The effort required special skills and tools, including flatbed trucks and railcars to haul turbines and transformers.  A large gantry crane hefted the giant turbines and swung them into place.  Rotors and turbines, each as large as a house, were joined and centered in stators.  Cooling pipes were added, transformers installed, wicket gates aligned, and modern computer control systems and sensors set in place.

The weight of each of the finished 13 generating units was over 900 tons.

Because of the added efficiency, it is expected that the project will be able to produce about 32 additional megawatts of power that will be available on a firm, or assured, basis.

Half of this power will be provided to municipal and rural cooperative customers as required by federal law.  The remainder is expected to be used for a portion of the allocations to be made to local entities as part of agreements reached in the Niagara project relicensing process.

Completion of the upgrade comes as the Power Authority awaits a decision by the Federal Energy Regulatory Commission on its application for a new 50-year operating license for the project. The original license expires in August 2007.

“A new license will give us the right to continue operating the project,” Carey said.  “The upgrade goes beyond even that by ensuring that we will meet our responsibility to do so as efficiently and effectively as we possibly can.”

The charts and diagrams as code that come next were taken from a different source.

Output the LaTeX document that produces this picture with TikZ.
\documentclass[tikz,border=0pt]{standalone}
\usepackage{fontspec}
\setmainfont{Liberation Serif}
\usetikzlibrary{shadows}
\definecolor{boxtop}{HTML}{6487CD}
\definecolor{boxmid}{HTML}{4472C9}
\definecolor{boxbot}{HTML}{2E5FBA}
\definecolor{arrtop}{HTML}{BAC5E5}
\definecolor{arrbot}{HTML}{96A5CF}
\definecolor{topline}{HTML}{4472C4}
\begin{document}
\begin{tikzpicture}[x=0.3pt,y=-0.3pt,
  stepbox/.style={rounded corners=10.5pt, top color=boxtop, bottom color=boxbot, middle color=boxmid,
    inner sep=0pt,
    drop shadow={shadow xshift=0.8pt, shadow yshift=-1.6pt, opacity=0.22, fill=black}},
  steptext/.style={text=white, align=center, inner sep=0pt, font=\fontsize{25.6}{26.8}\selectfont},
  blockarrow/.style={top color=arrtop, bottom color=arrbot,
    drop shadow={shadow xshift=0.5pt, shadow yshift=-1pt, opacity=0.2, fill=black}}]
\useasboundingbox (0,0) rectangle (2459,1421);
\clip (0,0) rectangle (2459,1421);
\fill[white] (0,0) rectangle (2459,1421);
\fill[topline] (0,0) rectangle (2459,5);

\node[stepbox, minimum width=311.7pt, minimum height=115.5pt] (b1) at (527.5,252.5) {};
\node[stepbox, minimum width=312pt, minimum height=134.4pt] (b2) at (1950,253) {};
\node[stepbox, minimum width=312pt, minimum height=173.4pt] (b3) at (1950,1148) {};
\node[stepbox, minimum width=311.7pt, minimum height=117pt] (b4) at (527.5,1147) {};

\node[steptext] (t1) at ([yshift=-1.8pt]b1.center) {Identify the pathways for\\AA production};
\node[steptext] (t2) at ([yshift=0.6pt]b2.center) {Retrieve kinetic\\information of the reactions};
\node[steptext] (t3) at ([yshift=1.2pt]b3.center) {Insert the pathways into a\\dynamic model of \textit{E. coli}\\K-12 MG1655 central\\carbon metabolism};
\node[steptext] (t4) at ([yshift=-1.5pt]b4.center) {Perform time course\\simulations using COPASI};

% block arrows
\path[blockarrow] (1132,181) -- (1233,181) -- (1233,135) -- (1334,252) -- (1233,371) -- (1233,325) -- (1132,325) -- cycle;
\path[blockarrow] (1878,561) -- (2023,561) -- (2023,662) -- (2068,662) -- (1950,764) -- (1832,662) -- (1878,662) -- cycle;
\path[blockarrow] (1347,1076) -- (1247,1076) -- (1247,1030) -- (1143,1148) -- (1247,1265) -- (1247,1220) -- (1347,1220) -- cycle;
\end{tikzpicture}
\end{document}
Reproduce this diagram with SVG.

In addition to the upgrade at the Moses plant, the Power Authority earlier this year completed a $24 million maintenance program at the Niagara project’s Lewiston Pump-Generating Plant, which supplements the Moses plant’s output in peak demand periods.

About NYPA:

 ■    NYPA uses no tax money or state credit.  It finances its operations through the sale of bonds and revenues earned in large part through sales of electricity.  ■    NYPA is a leader in promoting energy-efficiency, new energy technologies and electric transportation initiatives.  ■    It is the nation’s largest state-owned electric utility, with 18 generating facilities in various parts of the state and more than 1,400 circuit-miles of transmission lines.